### [Provided records]
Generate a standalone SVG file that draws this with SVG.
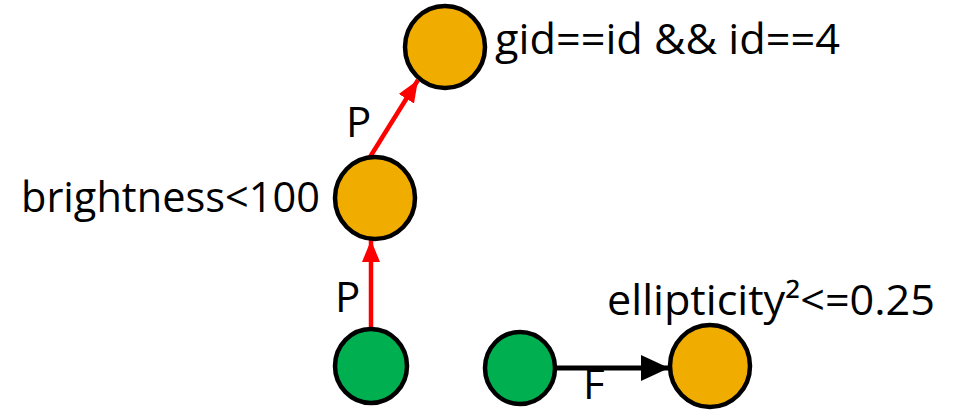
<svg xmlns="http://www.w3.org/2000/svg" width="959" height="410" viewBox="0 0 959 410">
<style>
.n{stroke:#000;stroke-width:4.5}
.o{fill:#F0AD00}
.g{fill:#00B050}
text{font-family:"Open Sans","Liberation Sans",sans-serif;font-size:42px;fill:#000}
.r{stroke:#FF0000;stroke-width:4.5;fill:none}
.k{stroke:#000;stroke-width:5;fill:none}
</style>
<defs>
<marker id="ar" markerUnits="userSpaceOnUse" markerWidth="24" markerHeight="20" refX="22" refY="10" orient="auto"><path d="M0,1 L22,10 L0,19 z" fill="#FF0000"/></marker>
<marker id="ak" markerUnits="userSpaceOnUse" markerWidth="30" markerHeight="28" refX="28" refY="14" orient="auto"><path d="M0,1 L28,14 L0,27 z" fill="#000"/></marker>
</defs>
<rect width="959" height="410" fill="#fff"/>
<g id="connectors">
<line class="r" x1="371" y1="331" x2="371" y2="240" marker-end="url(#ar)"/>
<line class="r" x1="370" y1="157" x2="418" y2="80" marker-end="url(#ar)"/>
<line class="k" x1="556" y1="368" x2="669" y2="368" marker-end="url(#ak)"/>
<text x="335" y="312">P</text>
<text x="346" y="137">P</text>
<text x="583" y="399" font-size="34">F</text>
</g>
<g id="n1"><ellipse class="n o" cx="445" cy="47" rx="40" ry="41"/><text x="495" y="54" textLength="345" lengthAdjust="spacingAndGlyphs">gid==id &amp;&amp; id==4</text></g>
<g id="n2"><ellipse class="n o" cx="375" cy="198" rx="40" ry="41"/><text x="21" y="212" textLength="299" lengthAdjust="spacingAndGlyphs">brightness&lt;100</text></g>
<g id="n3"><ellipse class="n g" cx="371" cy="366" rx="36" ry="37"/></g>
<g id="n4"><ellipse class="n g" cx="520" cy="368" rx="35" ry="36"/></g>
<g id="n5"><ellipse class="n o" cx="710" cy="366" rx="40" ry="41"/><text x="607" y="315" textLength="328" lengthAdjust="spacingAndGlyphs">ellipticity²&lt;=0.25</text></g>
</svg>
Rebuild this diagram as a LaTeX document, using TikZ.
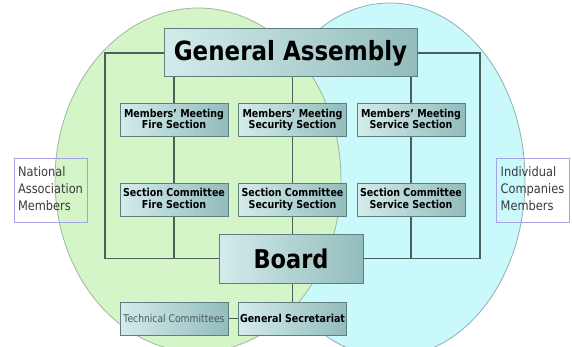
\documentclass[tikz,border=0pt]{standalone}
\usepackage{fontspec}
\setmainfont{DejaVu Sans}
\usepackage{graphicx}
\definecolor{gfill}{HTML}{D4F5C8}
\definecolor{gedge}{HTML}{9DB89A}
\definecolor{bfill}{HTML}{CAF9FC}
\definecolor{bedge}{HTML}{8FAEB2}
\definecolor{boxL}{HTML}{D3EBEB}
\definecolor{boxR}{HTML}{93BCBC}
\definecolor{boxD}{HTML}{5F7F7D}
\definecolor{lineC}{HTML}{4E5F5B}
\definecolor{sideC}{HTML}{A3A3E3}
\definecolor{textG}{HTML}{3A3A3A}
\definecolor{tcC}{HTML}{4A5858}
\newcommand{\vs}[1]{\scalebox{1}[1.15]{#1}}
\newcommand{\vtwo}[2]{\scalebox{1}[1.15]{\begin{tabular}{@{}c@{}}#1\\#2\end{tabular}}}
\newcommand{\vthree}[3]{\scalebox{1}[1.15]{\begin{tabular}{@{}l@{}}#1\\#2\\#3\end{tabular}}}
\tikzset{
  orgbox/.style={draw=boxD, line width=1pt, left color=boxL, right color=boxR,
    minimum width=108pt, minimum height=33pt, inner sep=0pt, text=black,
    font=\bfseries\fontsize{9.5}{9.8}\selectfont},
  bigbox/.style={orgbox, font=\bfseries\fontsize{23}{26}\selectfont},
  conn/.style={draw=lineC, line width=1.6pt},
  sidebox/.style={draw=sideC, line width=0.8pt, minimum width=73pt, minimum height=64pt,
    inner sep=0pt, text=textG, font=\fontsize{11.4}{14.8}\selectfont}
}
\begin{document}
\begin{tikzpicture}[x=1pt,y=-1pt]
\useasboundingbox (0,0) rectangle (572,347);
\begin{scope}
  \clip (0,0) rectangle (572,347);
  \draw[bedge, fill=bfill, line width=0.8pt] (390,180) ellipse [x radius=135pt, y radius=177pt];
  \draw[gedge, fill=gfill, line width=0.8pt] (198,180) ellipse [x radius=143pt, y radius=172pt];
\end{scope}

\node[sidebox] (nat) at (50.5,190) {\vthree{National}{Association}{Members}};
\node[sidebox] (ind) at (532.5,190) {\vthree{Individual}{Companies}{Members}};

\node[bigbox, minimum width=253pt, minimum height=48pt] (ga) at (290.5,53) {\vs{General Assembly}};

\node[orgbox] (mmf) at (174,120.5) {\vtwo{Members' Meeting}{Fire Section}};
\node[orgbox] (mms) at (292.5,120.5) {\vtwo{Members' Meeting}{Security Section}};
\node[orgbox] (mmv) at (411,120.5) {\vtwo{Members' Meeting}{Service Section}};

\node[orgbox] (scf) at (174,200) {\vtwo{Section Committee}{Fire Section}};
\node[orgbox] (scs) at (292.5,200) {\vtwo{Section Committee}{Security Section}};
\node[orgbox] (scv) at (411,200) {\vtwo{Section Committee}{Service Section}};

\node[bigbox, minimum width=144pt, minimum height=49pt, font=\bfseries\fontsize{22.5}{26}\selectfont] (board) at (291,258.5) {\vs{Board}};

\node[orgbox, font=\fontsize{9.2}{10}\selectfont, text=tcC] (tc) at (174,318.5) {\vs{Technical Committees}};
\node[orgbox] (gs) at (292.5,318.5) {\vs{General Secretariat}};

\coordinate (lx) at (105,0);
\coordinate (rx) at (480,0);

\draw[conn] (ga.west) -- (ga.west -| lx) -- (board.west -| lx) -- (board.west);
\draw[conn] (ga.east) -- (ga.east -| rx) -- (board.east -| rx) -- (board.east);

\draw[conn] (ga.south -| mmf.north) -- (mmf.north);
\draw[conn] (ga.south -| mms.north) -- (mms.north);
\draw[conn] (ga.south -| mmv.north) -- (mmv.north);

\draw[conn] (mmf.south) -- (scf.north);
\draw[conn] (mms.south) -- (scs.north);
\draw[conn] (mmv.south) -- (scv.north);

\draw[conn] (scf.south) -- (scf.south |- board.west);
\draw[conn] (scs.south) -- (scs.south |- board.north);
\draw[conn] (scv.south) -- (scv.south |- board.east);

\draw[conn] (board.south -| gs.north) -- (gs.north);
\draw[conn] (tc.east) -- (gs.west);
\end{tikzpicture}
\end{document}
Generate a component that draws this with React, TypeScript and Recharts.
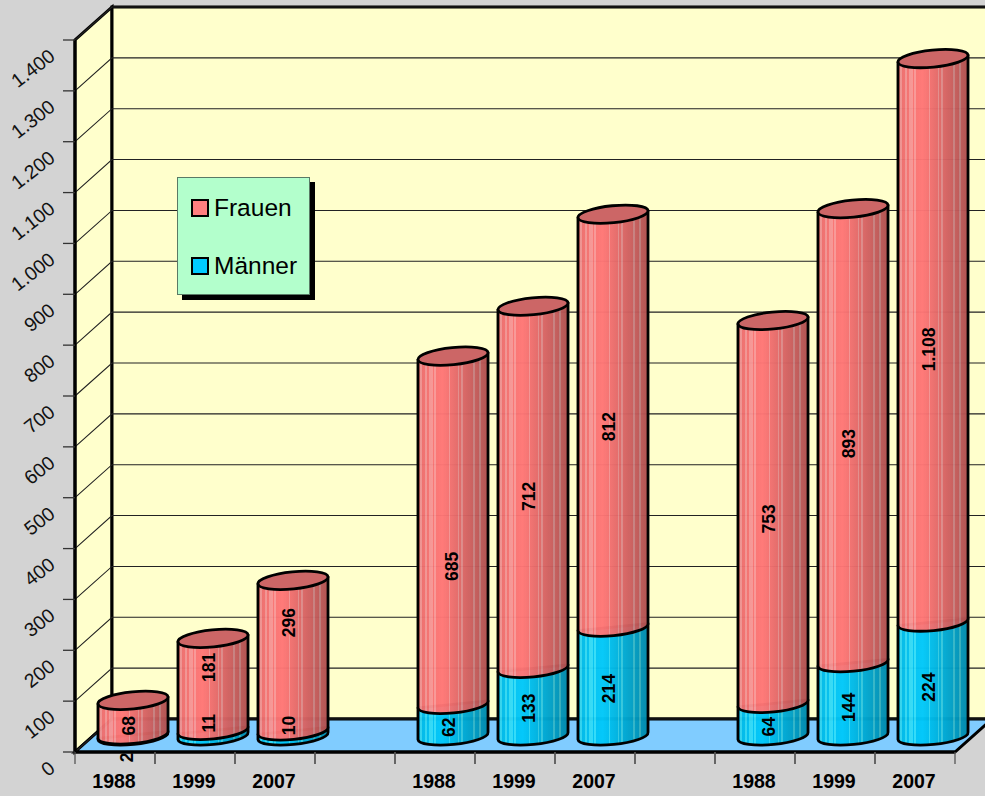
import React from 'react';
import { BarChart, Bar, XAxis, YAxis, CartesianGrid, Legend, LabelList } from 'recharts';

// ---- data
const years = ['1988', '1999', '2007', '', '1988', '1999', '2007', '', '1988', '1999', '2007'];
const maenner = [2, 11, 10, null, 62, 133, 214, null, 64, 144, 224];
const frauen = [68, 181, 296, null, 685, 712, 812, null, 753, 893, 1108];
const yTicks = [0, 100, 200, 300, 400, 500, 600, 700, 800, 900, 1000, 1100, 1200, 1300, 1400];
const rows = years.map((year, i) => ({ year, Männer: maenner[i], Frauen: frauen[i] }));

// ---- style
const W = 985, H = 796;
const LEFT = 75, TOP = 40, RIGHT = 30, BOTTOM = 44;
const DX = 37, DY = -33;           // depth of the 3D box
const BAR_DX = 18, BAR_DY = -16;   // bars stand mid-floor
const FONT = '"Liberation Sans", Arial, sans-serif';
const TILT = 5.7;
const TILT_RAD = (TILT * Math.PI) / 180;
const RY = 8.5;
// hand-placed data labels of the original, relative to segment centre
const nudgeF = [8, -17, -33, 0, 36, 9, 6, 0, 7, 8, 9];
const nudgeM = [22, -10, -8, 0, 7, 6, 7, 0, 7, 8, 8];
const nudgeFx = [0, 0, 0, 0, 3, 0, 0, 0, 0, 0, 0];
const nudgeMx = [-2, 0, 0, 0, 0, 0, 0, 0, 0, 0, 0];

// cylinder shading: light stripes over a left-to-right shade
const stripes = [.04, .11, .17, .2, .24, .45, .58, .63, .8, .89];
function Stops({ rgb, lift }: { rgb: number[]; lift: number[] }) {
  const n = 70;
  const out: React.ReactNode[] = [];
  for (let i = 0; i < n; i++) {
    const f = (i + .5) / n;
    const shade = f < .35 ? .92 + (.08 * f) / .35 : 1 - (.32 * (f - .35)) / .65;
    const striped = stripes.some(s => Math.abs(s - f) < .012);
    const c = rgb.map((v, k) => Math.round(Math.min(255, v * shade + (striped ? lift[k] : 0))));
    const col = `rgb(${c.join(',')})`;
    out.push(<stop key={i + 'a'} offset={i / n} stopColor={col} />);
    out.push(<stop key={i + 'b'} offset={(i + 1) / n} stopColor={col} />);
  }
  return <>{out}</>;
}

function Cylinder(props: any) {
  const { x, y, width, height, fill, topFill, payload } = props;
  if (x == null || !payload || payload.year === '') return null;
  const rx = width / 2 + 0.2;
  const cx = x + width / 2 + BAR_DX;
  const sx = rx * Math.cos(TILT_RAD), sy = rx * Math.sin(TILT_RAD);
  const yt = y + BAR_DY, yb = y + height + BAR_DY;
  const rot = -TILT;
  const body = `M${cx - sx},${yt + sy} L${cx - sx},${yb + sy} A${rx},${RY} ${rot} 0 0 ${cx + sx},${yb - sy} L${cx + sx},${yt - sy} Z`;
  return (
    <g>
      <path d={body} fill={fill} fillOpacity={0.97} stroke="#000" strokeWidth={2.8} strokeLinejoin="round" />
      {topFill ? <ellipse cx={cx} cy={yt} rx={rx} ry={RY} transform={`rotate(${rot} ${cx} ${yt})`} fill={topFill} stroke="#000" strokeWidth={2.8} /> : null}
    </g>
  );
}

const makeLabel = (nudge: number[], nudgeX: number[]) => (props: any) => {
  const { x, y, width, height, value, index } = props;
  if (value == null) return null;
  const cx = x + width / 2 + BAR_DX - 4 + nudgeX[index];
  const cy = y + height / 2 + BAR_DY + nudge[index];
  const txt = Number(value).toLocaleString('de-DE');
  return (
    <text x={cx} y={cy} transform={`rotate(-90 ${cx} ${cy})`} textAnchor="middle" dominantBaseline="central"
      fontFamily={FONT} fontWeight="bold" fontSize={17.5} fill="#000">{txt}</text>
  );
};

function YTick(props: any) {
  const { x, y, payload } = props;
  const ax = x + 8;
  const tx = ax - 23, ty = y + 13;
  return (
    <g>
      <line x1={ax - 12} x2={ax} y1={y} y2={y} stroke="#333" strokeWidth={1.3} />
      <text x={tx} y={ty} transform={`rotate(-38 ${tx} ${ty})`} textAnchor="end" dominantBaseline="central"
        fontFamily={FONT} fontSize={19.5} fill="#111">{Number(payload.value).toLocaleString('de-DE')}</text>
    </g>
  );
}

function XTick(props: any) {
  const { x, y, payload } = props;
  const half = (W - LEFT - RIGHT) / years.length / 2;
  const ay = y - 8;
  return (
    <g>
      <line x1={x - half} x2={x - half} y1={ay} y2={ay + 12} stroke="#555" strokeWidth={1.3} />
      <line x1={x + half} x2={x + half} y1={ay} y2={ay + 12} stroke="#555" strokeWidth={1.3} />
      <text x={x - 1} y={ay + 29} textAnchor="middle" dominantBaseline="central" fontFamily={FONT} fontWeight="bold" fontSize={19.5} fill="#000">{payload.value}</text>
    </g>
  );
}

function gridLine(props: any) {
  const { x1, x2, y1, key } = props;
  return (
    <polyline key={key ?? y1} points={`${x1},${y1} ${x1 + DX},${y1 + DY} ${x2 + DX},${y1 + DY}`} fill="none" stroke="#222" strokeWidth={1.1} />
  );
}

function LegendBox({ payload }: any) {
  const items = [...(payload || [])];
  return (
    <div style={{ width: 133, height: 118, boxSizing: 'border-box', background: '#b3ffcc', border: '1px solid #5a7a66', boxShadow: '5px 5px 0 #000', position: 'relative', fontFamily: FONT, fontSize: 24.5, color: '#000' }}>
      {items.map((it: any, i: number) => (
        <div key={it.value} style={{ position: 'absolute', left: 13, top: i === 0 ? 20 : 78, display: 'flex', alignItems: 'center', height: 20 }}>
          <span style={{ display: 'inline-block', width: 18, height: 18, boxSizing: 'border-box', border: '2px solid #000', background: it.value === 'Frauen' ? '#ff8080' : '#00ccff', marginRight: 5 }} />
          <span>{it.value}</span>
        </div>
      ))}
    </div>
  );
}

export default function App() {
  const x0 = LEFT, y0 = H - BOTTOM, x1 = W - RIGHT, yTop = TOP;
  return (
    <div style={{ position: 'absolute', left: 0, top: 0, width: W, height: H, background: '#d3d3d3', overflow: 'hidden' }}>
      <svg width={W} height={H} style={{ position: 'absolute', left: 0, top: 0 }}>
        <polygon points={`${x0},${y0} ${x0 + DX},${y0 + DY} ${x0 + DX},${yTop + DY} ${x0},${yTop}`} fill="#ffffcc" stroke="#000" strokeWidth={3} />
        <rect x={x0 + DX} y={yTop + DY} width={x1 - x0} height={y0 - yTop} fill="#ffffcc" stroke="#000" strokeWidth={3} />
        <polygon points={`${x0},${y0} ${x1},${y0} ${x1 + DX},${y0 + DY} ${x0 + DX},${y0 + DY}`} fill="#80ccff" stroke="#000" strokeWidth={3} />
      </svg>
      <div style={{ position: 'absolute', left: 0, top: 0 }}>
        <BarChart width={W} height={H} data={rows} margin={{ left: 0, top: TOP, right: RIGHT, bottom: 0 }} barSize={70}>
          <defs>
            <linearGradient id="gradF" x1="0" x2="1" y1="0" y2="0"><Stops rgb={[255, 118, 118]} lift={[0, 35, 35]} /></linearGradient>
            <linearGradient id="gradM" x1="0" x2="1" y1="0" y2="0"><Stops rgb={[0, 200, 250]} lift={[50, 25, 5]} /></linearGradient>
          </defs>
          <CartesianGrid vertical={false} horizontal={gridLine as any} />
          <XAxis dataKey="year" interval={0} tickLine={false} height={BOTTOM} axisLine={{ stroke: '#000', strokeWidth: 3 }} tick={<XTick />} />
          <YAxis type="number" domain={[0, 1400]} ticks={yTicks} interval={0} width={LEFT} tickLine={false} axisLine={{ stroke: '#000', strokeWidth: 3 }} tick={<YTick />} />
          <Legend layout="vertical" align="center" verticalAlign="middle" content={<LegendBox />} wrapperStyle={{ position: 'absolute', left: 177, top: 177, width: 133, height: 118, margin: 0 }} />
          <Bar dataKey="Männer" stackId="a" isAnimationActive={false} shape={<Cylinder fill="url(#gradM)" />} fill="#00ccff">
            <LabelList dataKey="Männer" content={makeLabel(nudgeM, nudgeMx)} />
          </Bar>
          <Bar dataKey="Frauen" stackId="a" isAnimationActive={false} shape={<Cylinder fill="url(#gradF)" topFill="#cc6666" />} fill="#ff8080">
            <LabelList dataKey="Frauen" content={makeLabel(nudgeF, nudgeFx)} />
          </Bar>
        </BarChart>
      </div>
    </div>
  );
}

### [Problem requirements]
Copy out exactly the material that runs from the line with "Generate a component" to the line with "CartesianGrid, Legend, LabelList", ends included, and leave the pictures behind.

### [Response below]
Generate a component that draws this with React, TypeScript and Recharts.
import React from 'react';
import { BarChart, Bar, XAxis, YAxis, CartesianGrid, Legend, LabelList } from 'recharts';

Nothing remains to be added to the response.